In 2016, newspapers became focused on speculation and exaggerating certain ideas of the debate instead of focusing on the facts. During the campaign, the Remain side grounded their approach in facts and the economic risks whilst the Leave camp created a focus on an emotive pull, something which the newspapers reflected and expanded upon. This can be seen with many of the Leave-supporting newspapers running headlines such as ‘Queen Backs Brexit’ and ‘EU now wants us to ban our kettles’. These articles have little substance or truth about them, but by splashing large eye-catching titles across the front pages, the readers' attention is certainly grabbed. Certain right-wing partisan newspapers such as The Daily Express became focused on furthering their own political agendas (which were increasing their sales and popularity) than providing a balanced view of the debate.
What about Remain?
With most of the newspapers' focus on the sensationalist speculation from the Leave campaign, the Remain campaign’s voice was left drowned out. With a majority of newspapers providing more space to pro-Brexit headlines, less attention and volume of information was given on the remain campaign.
Arguably, newspapers could have tackled this by having a bigger role in debunking the Leave campaign’s lies, thus providing more balance. However, perhaps newspapers are not all to blame and the strategy of the Remain campaign itself was flawed. Ultimately, the remain campaign failed by losing the referendum. In a time of declining popularity for David Cameron who was the face of the Remain camp, their stance was passive and focused on the negatives of leaving rather than framing staying in the EU as a positive thing.
So, newspapers’ presentation of Brexit and both sides of the debate left something to be desired. However, the broadcasting media, bound by laws on impartiality, presented a variety of views and opened up the debate. The BBC in particular put forward a more balanced coverage of the referendum, leaving the viewers to decide what is or isn’t true.
This has faced backlash from some such as Robert Peston who view that providing a balance of information does not constitute fair impartiality. Instead, additional guidance from the BBC towards what views are accurate or not is needed.
Despite this, it can be seen that on the whole, broadcasting media found a more truthful middle ground in the debate than the newspapers, which can also be applied to broader British news coverage in general.
The Brexit referendum was a highly contentious and divisive debate, and British news outlets contributed towards this debate in their framing of the campaigns. In their partisan stance, newspapers fuelled speculation towards the implications of the UK’s membership of the EU and contributed to the spread of fake news, particularly coming from the Leave campaign.
The news media is not solely to blame; the false statistics and headlines were predominantly sourced from the Leave campaign’s attempt at pulling at emotions.
However, newspapers have a duty to their readers to fact check in their presentation of the truth.
There exists a fine line between reporting facts and propaganda, with several newspapers instructing readers to vote a certain way in their election headlines. Should this be the role of newspapers?

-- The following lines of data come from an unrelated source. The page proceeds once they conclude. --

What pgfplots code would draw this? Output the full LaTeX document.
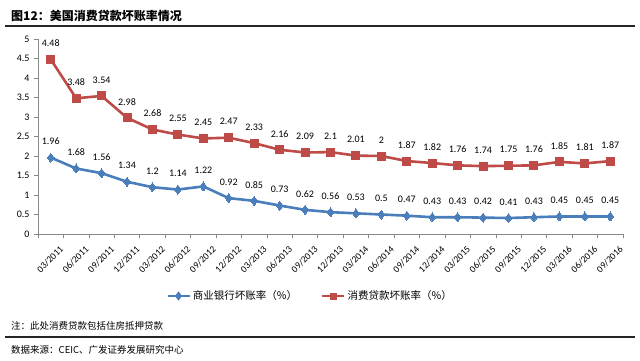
\documentclass[border=0pt]{standalone}
\usepackage{pgfplots}
\usepackage{pgfplotstable}
\pgfplotsset{compat=1.18}
\usepackage{fontspec}
\setmainfont{Carlito}
\newfontfamily\cjk{Noto Sans CJK SC}

\definecolor{bl}{RGB}{74,126,187}
\definecolor{rd}{RGB}{190,75,72}
\definecolor{axc}{RGB}{134,134,134}

\pgfplotstableread{
x bank blab cons clab
0 1.96 1.96 4.48 4.48
1 1.68 1.68 3.48 3.48
2 1.56 1.56 3.54 3.54
3 1.34 1.34 2.98 2.98
4 1.2 1.2 2.68 2.68
5 1.14 1.14 2.55 2.55
6 1.22 1.22 2.45 2.45
7 0.92 0.92 2.47 2.47
8 0.85 0.85 2.33 2.33
9 0.73 0.73 2.16 2.16
10 0.62 0.62 2.09 2.09
11 0.56 0.56 2.1 2.1
12 0.53 0.53 2.01 2.01
13 0.5 0.5 2 2
14 0.47 0.47 1.87 1.87
15 0.43 0.43 1.82 1.82
16 0.43 0.43 1.76 1.76
17 0.42 0.42 1.74 1.74
18 0.41 0.41 1.75 1.75
19 0.43 0.43 1.76 1.76
20 0.45 0.45 1.85 1.85
21 0.45 0.45 1.81 1.81
22 0.45 0.45 1.87 1.87
}\datatable

\begin{document}
\begin{tikzpicture}[x=1pt,y=1pt]
\path (0,0) rectangle (640,360);
\node[anchor=west, inner sep=0pt, font=\cjk\bfseries\fontsize{12}{14}\selectfont] at (11,344) {图12：美国消费贷款坏账率情况};
\draw[line width=1.2pt, black!85] (5,334) -- (635,334);
\begin{axis}[
  at={(38pt,126pt)}, anchor=south west,
  scale only axis, width=585pt, height=195pt,
  xmin=-0.5, xmax=22.5, ymin=0, ymax=5,
  axis lines*=left,
  axis line style={axc, line width=0.6pt},
  tick style={axc, line width=0.6pt},
  tick align=outside,
  major tick length=4pt,
  minor tick length=4pt,
  ytick={0,0.5,1,1.5,2,2.5,3,3.5,4,4.5,5},
  yticklabels={0,0.5,1,1.5,2,2.5,3,3.5,4,4.5,5},
  yticklabel style={font=\fontsize{10}{12}\selectfont, xshift=-1pt},
  xtick={0,...,22},
  xticklabels={03/2011,06/2011,09/2011,12/2011,03/2012,06/2012,09/2012,12/2012,03/2013,06/2013,09/2013,12/2013,03/2014,06/2014,09/2014,12/2014,03/2015,06/2015,09/2015,12/2015,03/2016,06/2016,09/2016},
  major x tick style={draw=none},
  minor xtick={-0.5,0.5,...,22.5},
  xticklabel style={rotate=45, anchor=north east, font=\fontsize{9.5}{11}\selectfont, inner sep=1pt, xshift=2pt, yshift=-10pt},
  clip=false,
  point meta=explicit symbolic,
  nodes near coords,
  nodes near coords style={font=\fontsize{10}{12}\selectfont, anchor=center, yshift=16pt, text=black},
  legend style={at={(0.465,-0.318)}, anchor=center, draw=none, legend columns=2,
    font=\cjk\fontsize{10.5}{12}\selectfont, inner sep=0pt,
    /tikz/every even column/.append style={column sep=22pt}},
  legend image code/.code={\draw[mark repeat=2, mark phase=2, mark options={scale=0.55}] plot coordinates {(0pt,0pt) (11pt,0pt) (22pt,0pt)};},
]
\addplot[color=bl, line width=2.6pt, mark=diamond*, mark size=4.5pt, mark options={line width=0pt, fill=bl}] table[x=x, y=bank, meta=blab] {\datatable};
\addlegendentry{商业银行坏账率（\%）}
\addplot[color=rd, line width=2.6pt, mark=square*, mark size=4pt, mark options={line width=0pt, fill=rd}] table[x=x, y=cons, meta=clab] {\datatable};
\addlegendentry{消费贷款坏账率（\%）}
\end{axis}
\node[anchor=west, inner sep=0pt, font=\cjk\fontsize{9.5}{11}\selectfont] at (11,34) {注：此处消费贷款包括住房抵押贷款};
\draw[line width=1.2pt, black!85] (5,23) -- (635,23);
\node[anchor=west, inner sep=0pt, font=\cjk\fontsize{9.5}{11}\selectfont] at (11,10) {数据来源：CEIC、广发证券发展研究中心};
\end{tikzpicture}
\end{document}
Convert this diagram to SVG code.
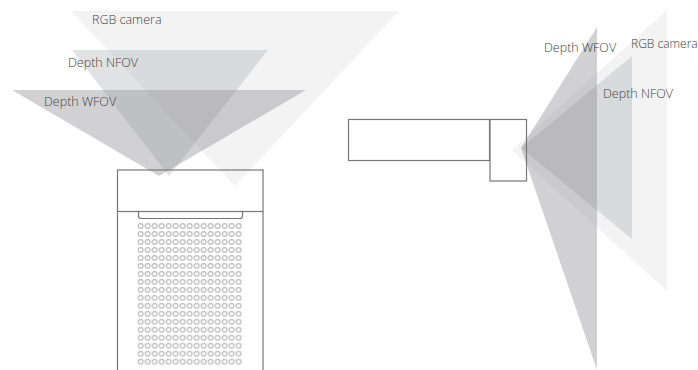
<svg xmlns="http://www.w3.org/2000/svg" width="698" height="370" viewBox="0 0 698 370">
<style>
.l{font-family:"Open Sans","Liberation Sans",sans-serif;font-size:12.5px;font-weight:300;fill:#444}
.s{font-size:12px}
.o{fill:none;stroke:#777;stroke-width:1.2}
.d{fill:none;stroke:#bbb;stroke-width:1.2}
.rgb{fill:#c8c8c8;fill-opacity:.22}
.nf{fill:#a8adb0;fill-opacity:.35}
.wf{fill:#8c8c90;fill-opacity:.4}
</style>
<defs>
<pattern id="dots" x="137.200" y="222" width="7" height="7.98" patternUnits="userSpaceOnUse">
<circle class="d" cx="3.500" cy="3.990" r="2.400"/>
</pattern>
<filter id="soft" x="-5%" y="-5%" width="110%" height="110%"><feGaussianBlur stdDeviation="0.4"/></filter>
</defs>
<g id="connectors"></g>
<g id="fov-top" filter="url(#soft)">
<polygon class="rgb" points="71,11 399,11 235,186"/>
<polygon class="nf" points="72,50 268,50 169,176"/>
<polygon class="wf" points="12,90 306,90 159,176"/>
</g>
<g id="fov-side" filter="url(#soft)">
<polygon class="rgb" points="667,10 667,291 512,150"/>
<polygon class="nf" points="632,56 632,239 521,148"/>
<polygon class="wf" points="597,27 597,370 521,148"/>
</g>
<g id="device-front" filter="url(#soft)">
<rect class="o" x="117.500" y="170" width="145.500" height="41.500"/>
<path class="o" d="M117.500 211.500V370M263 211.500V370"/>
<path class="o" d="M138.500 211.500V216q0 2.500 2.500 2.500H240q2.500 0 2.500-2.500V211.500"/>
<rect x="137.200" y="222" width="105" height="143.640" fill="url(#dots)"/>
</g>
<g id="device-side" filter="url(#soft)">
<rect class="o" x="348.500" y="119.500" width="141" height="41"/>
<rect class="o" x="490" y="119.500" width="36.500" height="61.500"/>
</g>
<text class="l" x="92" y="24">RGB camera</text>
<text class="l" x="68" y="67">Depth NFOV</text>
<text class="l" x="44" y="106">Depth WFOV</text>
<text class="l" x="544" y="52">Depth WFOV</text>
<text class="l s" x="631" y="48">RGB camera</text>
<text class="l" x="603" y="98">Depth NFOV</text>
</svg>
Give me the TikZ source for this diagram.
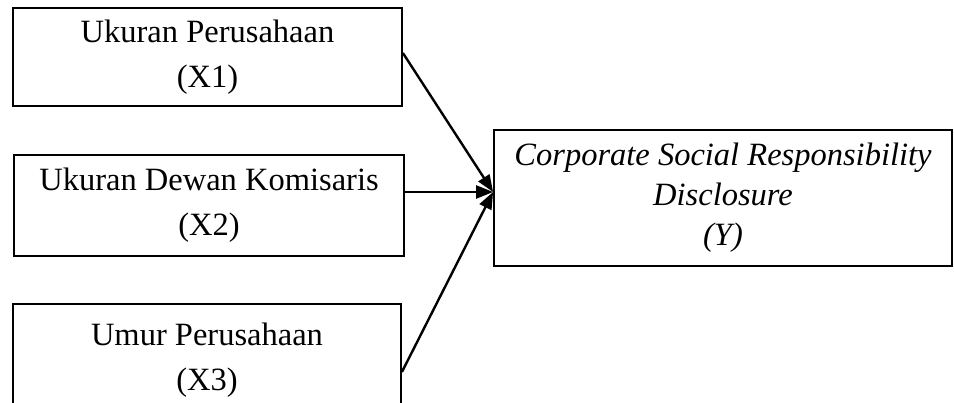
\documentclass[tikz,border=0pt]{standalone}
\usepackage{fontspec}
\setmainfont{Liberation Serif}
\usetikzlibrary{arrows.meta}
\begin{document}
\begin{tikzpicture}[x=1pt,y=-1pt,
  box/.style={draw, line width=1.8pt, align=center, inner sep=0pt, font=\fontsize{32.5}{45}\selectfont},
  link/.style={line width=2.4pt, -{Triangle[length=17pt,width=13pt]}}]
\useasboundingbox (0,0) rectangle (954,403);
\clip (0,0) rectangle (954,403);
\node[box, minimum width=389pt, minimum height=98pt] (x1) at (207.5,57) {Ukuran Perusahaan\\(X1)};
\node[box, minimum width=390pt, minimum height=101pt] (x2) at (209,205.5) {Ukuran Dewan Komisaris\\(X2)};
\node[box, minimum width=388pt, minimum height=112pt] (x3) at (207,360) {Umur Perusahaan\\(X3)};
\node[box, minimum width=458pt, minimum height=136pt, font=\itshape\fontsize{32.5}{40}\selectfont] (y) at (723,198) {Corporate Social Responsibility\\Disclosure\\(Y)};
\coordinate (t) at ([yshift=6pt]y.west);
\draw[link] ([yshift=4pt]x1.east) -- (t);
\draw[link] (x2.east |- t) -- (t);
\draw[link] ([yshift=-12pt]x3.east) -- (t);
\end{tikzpicture}
\end{document}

A question which then arises is: what can be done? It's important to keep in mind that, in a society founded on freedom of speech, impartiality is arguably impossible to achieve. Indeed, in a system where Boris Johnson himself began his political career by misreporting on the EU for a Daily Telegraph column, political ambitions and agendas will always play a part in presenting facts.
The extent of the impact on how much influence newspapers have on voting behaviours will remain highly contested. As we approach the official end date of the transition period, we are now in a position to reflect upon statements made during the referendum campaigns and how this influences how Brexit is being reported in the news today.